Tom Barkin, president and CEO of the Richmond Fed, sought to reassure a business group in the Shenandoah Valley that the bank is committed to reducing inflation while maintaining economic growth as the United States moves beyond what he called “the war on COVID.”
The Federal Reserve Board, of which Barkin is a member, has raised interest rates by 2.25% over its last four meetings, including 0.75% last week, with more hikes likely to come.
“We are committed to returning inflation to our 2 percent target and have made clear we will do what it takes,” he told the Shenandoah Valley Partnership, meeting at Blue Ridge Community College in Weyers Cave.
However, Barkin urged patience as the inflation declines after reaching a 40-year high on the Consumer Price Index last month at 9.1% and 6.8% on the Personal Consumption Expenditures price index.
“The Fed’s tools work over time,” he said. “So I expect inflation to come down but not immediately, not suddenly and not predictably. Some sectors are in oversupply; others still have cost increases they are passing on.”
“After a decade of stability has been replaced by extreme volatility, I’d expect inflation to bounce around on its way back to our target,” he added. “These significant shock waves will take time to dampen.”
Barkin acknowledged fears that the U.S. economy already is in recession after two consecutive quarters of negative growth in the gross domestic product, but he said, “Recession fears are a little inconsistent with an economy adding almost 400,000 jobs a month and with unemployment near its historic low at 3.6 percent.”
He cautioned against “talking ourselves into a recession,” while recognizing warning signs of a slowing economy.
If a recession does come, “we need to keep it in perspective,” Barkin said. “No one canceled the business cycle. We are out of balance today because stimulus-supported excess demand overwhelmed supply constrained by the pandemic and global commodity shocks.”

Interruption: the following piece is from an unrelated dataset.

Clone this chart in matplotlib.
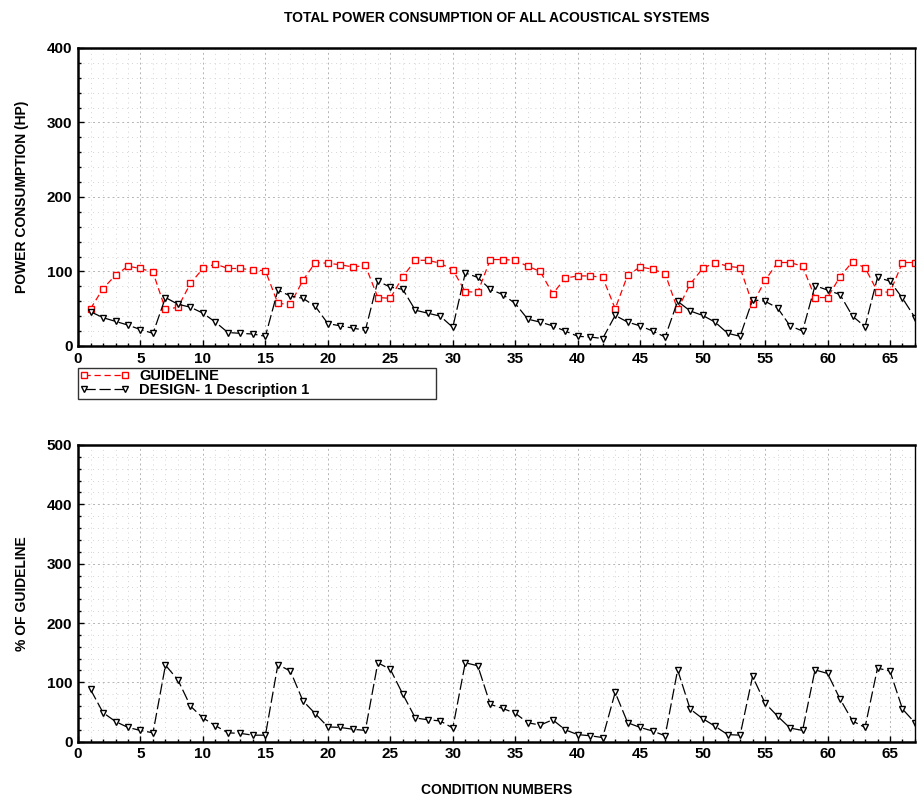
import matplotlib
matplotlib.use("Agg")
import matplotlib.pyplot as plt
from matplotlib.ticker import MultipleLocator

plt.rcParams["font.family"] = ["Liberation Sans", "DejaVu Sans"]
plt.rcParams["font.weight"] = "bold"

conditions = list(range(1, 68))

guideline_hp = [50, 77, 95, 107, 104, 99, 49, 52, 84, 104,
                110, 104, 104, 102, 101, 57, 56, 88, 112, 111,
                109, 106, 108, 65, 64, 93, 115, 115, 111, 102,
                73, 72, 116, 116, 115, 107, 100, 70, 91, 94,
                94, 92, 50, 95, 106, 103, 97, 49, 83, 104,
                112, 107, 105, 56, 88, 112, 112, 107, 65, 65,
                93, 113, 105, 73, 72, 112, 112]

design_hp = [46, 38, 33, 28, 22, 17, 65, 56, 52, 44,
             32, 18, 17, 16, 13, 75, 67, 64, 53, 30,
             27, 24, 21, 87, 79, 76, 48, 44, 40, 25,
             98, 92, 76, 69, 57, 36, 32, 27, 20, 13,
             12, 10, 41, 32, 27, 20, 12, 60, 47, 41,
             32, 17, 13, 62, 60, 51, 27, 20, 81, 75,
             69, 40, 26, 92, 87, 64, 38]

design_pct = [88, 49, 34, 24, 19, 15, 129, 104, 60, 40,
              27, 15, 14, 11, 11, 130, 119, 69, 47, 25,
              24, 21, 19, 133, 122, 80, 40, 37, 35, 23,
              133, 128, 63, 56, 48, 32, 28, 37, 20, 12,
              10, 7, 83, 32, 24, 18, 10, 121, 55, 39,
              26, 12, 11, 110, 65, 43, 23, 19, 121, 115,
              72, 35, 24, 124, 119, 55, 32]

x_ticks = list(range(0, 66, 5))
hp_ticks = [0, 100, 200, 300, 400]
pct_ticks = [0, 100, 200, 300, 400, 500]

RED = "#ff0000"
BLACK = "#000000"

fig = plt.figure(figsize=(9.17, 7.99), dpi=100, facecolor="white")
ax1 = fig.add_axes([0.0851, 0.5670, 0.9127, 0.3730])
ax2 = fig.add_axes([0.0851, 0.0717, 0.9127, 0.3714])


def style_axis(ax, yticks, ymax, yminor):
    ax.set_xlim(0, 67)
    ax.set_ylim(0, ymax)
    ax.set_xticks(x_ticks)
    ax.set_yticks(yticks)
    ax.xaxis.set_minor_locator(MultipleLocator(1))
    ax.yaxis.set_minor_locator(MultipleLocator(yminor))
    ax.grid(which="minor", color="#d4d4d4", linestyle=(0, (1, 4)), linewidth=0.7)
    ax.grid(which="major", color="#b4b4b4", linestyle=(0, (2, 3)), linewidth=0.7)
    ax.set_axisbelow(True)
    ax.tick_params(which="both", direction="in", labelsize=11, width=1, pad=4)
    ax.tick_params(which="major", length=4)
    ax.tick_params(which="minor", length=2)
    for side in ("left", "bottom", "top"):
        ax.spines[side].set_linewidth(1.8)
    ax.spines["right"].set_linewidth(1.0)
    for lbl in ax.get_xticklabels() + ax.get_yticklabels():
        lbl.set_fontweight("bold")


# power consumption
g_line, = ax1.plot(conditions, guideline_hp, color=RED, linewidth=0.9,
                   marker="s", markersize=4.5, markerfacecolor="white",
                   markeredgecolor=RED, markeredgewidth=1.0, label="GUIDELINE")
g_line.set_dashes((5, 3))
d_line, = ax1.plot(conditions, design_hp, color=BLACK, linewidth=0.9,
                   marker="v", markersize=5, markerfacecolor="white",
                   markeredgecolor=BLACK, markeredgewidth=1.0,
                   label="DESIGN- 1 Description 1")
d_line.set_dashes((9, 3))
style_axis(ax1, hp_ticks, 400, 20)
ax1.set_ylabel("POWER CONSUMPTION (HP)", fontsize=10, fontweight="bold", labelpad=13)
ax1.set_title("TOTAL POWER CONSUMPTION OF ALL ACOUSTICAL SYSTEMS",
              fontsize=10, fontweight="bold", pad=19)

# percent of guideline
p_line, = ax2.plot(conditions, design_pct, color=BLACK, linewidth=0.9,
                   marker="v", markersize=5, markerfacecolor="white",
                   markeredgecolor=BLACK, markeredgewidth=1.0)
p_line.set_dashes((9, 3))
style_axis(ax2, pct_ticks, 500, 20)
ax2.set_ylabel("% OF GUIDELINE", fontsize=10, fontweight="bold", labelpad=13)
ax2.set_xlabel("CONDITION NUMBERS", fontsize=10, fontweight="bold", labelpad=16)

leg = fig.legend(handles=[g_line, d_line], loc="upper left",
                 bbox_to_anchor=(0.0851, 0.5094, 0.390, 0.03), mode="expand",
                 fontsize=10.5, frameon=True, fancybox=False, handlelength=3.4,
                 numpoints=2, handletextpad=0.7, borderpad=0.1,
                 labelspacing=0.0, borderaxespad=0)
leg.get_frame().set_edgecolor("black")
leg.get_frame().set_linewidth(1.0)
for t in leg.get_texts():
    t.set_fontweight("bold")

fig.savefig("out.png", dpi=100, facecolor="white")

He cited progress in reducing prices by increasing the cost of borrowing and lowering consumer spending, which he said grew just 0.1% in June.

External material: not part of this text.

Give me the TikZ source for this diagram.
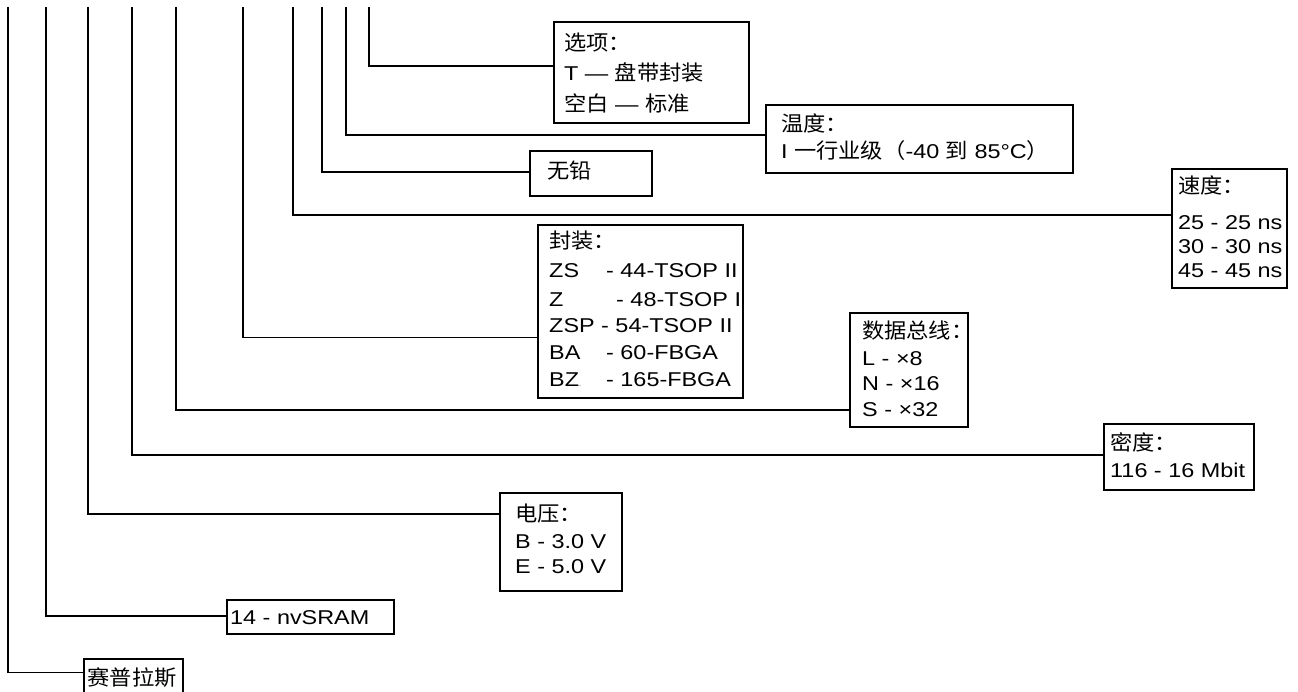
\documentclass[tikz,border=0pt]{standalone}
\usepackage{fontspec}
\setmainfont{Liberation Sans}[FakeStretch=1.17]
\newfontfamily\cjk{Noto Sans CJK SC}[Scale=1.05,FakeStretch=1.06]
\newcommand\fl{\rule{0pt}{20pt}}
\begin{document}
\begin{tikzpicture}[x=1pt,y=-1pt,
  box/.style={draw, line width=1.8pt, anchor=north west, inner sep=0pt},
  conn/.style={line width=1.7pt},
  thinconn/.style={line width=0.9pt},
  txt/.style={anchor=north west, inner sep=0pt, align=left}]
\clip (0,0) rectangle (1298,692);
% boxes
\node[box, minimum width=195pt, minimum height=101pt] (b1) at (553,21) {};
\node[box, minimum width=307pt, minimum height=68pt]  (b2) at (765,104) {};
\node[box, minimum width=122pt, minimum height=45pt]  (b3) at (529,150) {};
\node[box, minimum width=115pt, minimum height=119pt] (b4) at (1171,168) {};
\node[box, minimum width=205pt, minimum height=173pt] (b5) at (537,224) {};
\node[box, minimum width=118pt, minimum height=114pt] (b6) at (849,312) {};
\node[box, minimum width=150pt, minimum height=66pt]  (b7) at (1103,423) {};
\node[box, minimum width=122pt, minimum height=98pt]  (b8) at (499,492) {};
\node[box, minimum width=167pt, minimum height=34pt]  (b9) at (226,599) {};
\node[box, minimum width=99pt,  minimum height=50pt]  (b10) at (83,658) {};
% texts
\node[txt, font=\fontsize{20}{30.5}\selectfont] (l1) at ([xshift=11pt,yshift=-9.2pt]b1.north west)
  {\fl{\cjk 选项：}\\T — {\cjk 盘带封装}\\{\cjk 空白} — {\cjk 标准}};
\node[txt, font=\fontsize{20}{27.5}\selectfont] (l2) at ([xshift=16pt,yshift=-7.2pt]b2.north west)
  {\fl{\cjk 温度：}\\I {\cjk 一行业级（}-40 {\cjk 到} 85°C{\cjk ）}};
\node[txt, font=\fontsize{20}{27}\selectfont] (l3) at ([xshift=18pt,yshift=-8.2pt]b3.north west)
  {\fl{\cjk 无铅}};
\node[txt, font=\fontsize{20}{24.2}\selectfont] (l4) at ([xshift=7pt,yshift=-5.2pt]b4.north west)
  {\fl{\cjk 速度：}\\[11.5pt]25 - 25 ns\\30 - 30 ns\\45 - 45 ns};
\node[txt, font=\fontsize{20}{27}\selectfont] (l5) at ([xshift=12pt,yshift=-4.2pt]b5.north west)
  {\fl{\cjk 封装：}\\[2pt]\makebox[57pt][l]{ZS}- 44-TSOP II\\[2pt]\makebox[67pt][l]{Z}- 48-TSOP I\\[-1pt]ZSP - 54-TSOP II\\\makebox[57pt][l]{BA}- 60-FBGA\\\makebox[57pt][l]{BZ{\fontsize{6}{6}\selectfont.}}- 165-FBGA};
\node[txt, font=\fontsize{20}{25.5}\selectfont] (l6) at ([xshift=13pt,yshift=-6.2pt]b6.north west)
  {\fl{\cjk 数据总线：}\\[1.5pt]L - ×8\\N - ×16\\S - ×32};
\node[txt, font=\fontsize{20}{27}\selectfont] (l7) at ([xshift=7pt,yshift=-7.2pt]b7.north west)
  {\fl{\cjk 密度：}\\116 - 16 Mbit};
\node[txt, font=\fontsize{20}{25}\selectfont] (l8) at ([xshift=16pt,yshift=-9.2pt]b8.north west)
  {\fl{\cjk 电压：}\\[2pt]B - 3.0 V\\E - 5.0 V};
\node[txt, font=\fontsize{20}{25}\selectfont] (l9) at ([xshift=4pt,yshift=-5.7pt]b9.north west)
  {\fl 14 - nvSRAM};
\node[txt, font=\fontsize{20}{25}\selectfont] (l10) at ([xshift=4.5pt,yshift=-7.2pt]b10.north west)
  {\fl{\cjk 赛普拉斯}};
% connector tops
\coordinate (t1) at (369,7);
\coordinate (t2) at (346,7);
\coordinate (t3) at (322,7);
\coordinate (t4) at (293,7);
\coordinate (t5) at (243,7);
\coordinate (t6) at (176,7);
\coordinate (t7) at (132,7);
\coordinate (t8) at (88,7);
\coordinate (t9) at (46,7);
\coordinate (t10) at (8,7);
% connectors
\draw[conn] (t1) |- ([yshift=6.5pt]b1.west);
\draw[conn] (t2) |- ([yshift=4pt]b2.west);
\draw[conn] (t3) |- ([yshift=1.5pt]b3.west);
\draw[conn] (t4) |- ([yshift=13.5pt]b4.west);
\coordinate (j5) at ([yshift=-26.5pt]b5.west);
\draw[conn] (t5) -- (t5 |- j5);
\draw[thinconn] (t5 |- j5) -- (j5);
\draw[conn] (t6) |- ([yshift=-40pt]b6.west);
\draw[conn] (t7) |- ([yshift=2pt]b7.west);
\draw[conn] (t8) |- ([yshift=28pt]b8.west);
\draw[conn] (t9) |- ([yshift=1pt]b9.west);
\coordinate (j10) at ([yshift=11pt]b10.west);
\draw[conn] (t10) -- (t10 |- j10);
\draw[thinconn] (t10 |- j10) -- (j10);
\end{tikzpicture}
\end{document}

Barkin expects supply chain disruptions to “heal as pandemic pressures ease and companies adjust.”
“We’ve seen some early signals of this healing, with freight costs decelerating, large retailers announcing that they are now more than fully stocked and employers having more hiring success, but it will still take time for these pressures to fully abate,” he said.
Even the cost of commodities, such as oil and wheat, has begun to subside, he said, even though “the Fed has little influence here” because of global price shocks caused by the Russian invasion of Ukraine, now in its sixth month, and further lock downs in China as COVID-19 has developed new variants of the virus.
Barkin likened the rise of inflation after nearly 30 months of pandemic to similar price increases after the end of both world wars, followed by economic booms.
“Stabilizing expectations by getting inflation to [the Fed’s 2%] target creates the certainty that enables growth and supports maximum employment,” he said.
“We may or may not get help from global events and supply chains, but we have the tools,” he said, “and we have the credibility with households, businesses and markets required to deliver that outcome over time, and we will.”